I open the back door of our cabin. I
breathe the air, pine scented tinged with the spicy aroma of sagebrush, deep
into my lungs and watch my exhalations billow into the cold clear day. Jeans
are tucked into the tops of red rubber goulashes; I am wearing long underwear,
my head is covered with a blue wool cap pulled low over my brow, hands snuggled
into knitted woolen mittens and shoved deep into the pockets of my jacket. Soon
my nose feels frozen and it drips.
It is 1948; I am ten years old and
we live in Mammoth Lakes in the high sierras of California. Days of bad weather
have forced me to be cooped up with my two younger sisters and touchy pregnant
mother. I have spent long afternoons alone in our upstairs attic bedroom
carefully creating scrap books of cartoons cut from newspapers. They are
organized by character: Nancy and Sluggo,
Mary Worth, Terry and the Pirates, and Superman. Spring appears to be
winning the battle over winter.
I am eager to escape and I follow a
game trail through quiet woods, trying to tread so that slushy snow doesn’t
flow over the tops of my goulashes. I
make my way onto an old road and follow it north, trudging uphill on the
deteriorating pavement, leaping over puddles, some with a crust of ice on the
top. The meadows on my left are framed by the snow-capped Sierra Nevada Mountains.

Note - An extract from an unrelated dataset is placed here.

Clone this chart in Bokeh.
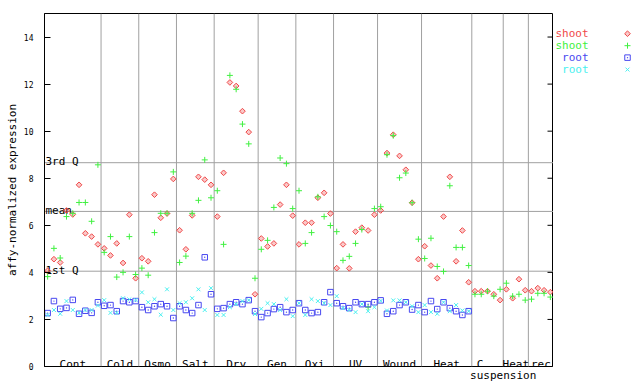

A few yellow wild flowers are sprinkled about. I am in a symphonic world
composed by snowmelt in all its forms - roaring, rushing, gushing and trickling
down the mountains through the fields, across the road, and plunging into
roaring Mammoth Creek to my right. The calls of blackbirds, robins and jays add
a certain harmony as they flit about in search of mates, insects and suitable
nesting sites.
I pause by a barbed wire fence and
watch a small herd of cattle grazing on the shoots of grass that form green
islands in the snow. They raise their heads, glance at me, and return to their
job. The pond where we attempted to skate in the winter is mostly melted, with just a rim of ice clinging to the
sides.
I walk as far as I can go up towards
Old Mammoth, stopped by huge drifts of snow frozen under towering pines. I
retrace my path, not meeting a soul, hungry and eager to be in the kitchen
warmed by a wood stove and devouring a peanut butter and jam sandwich.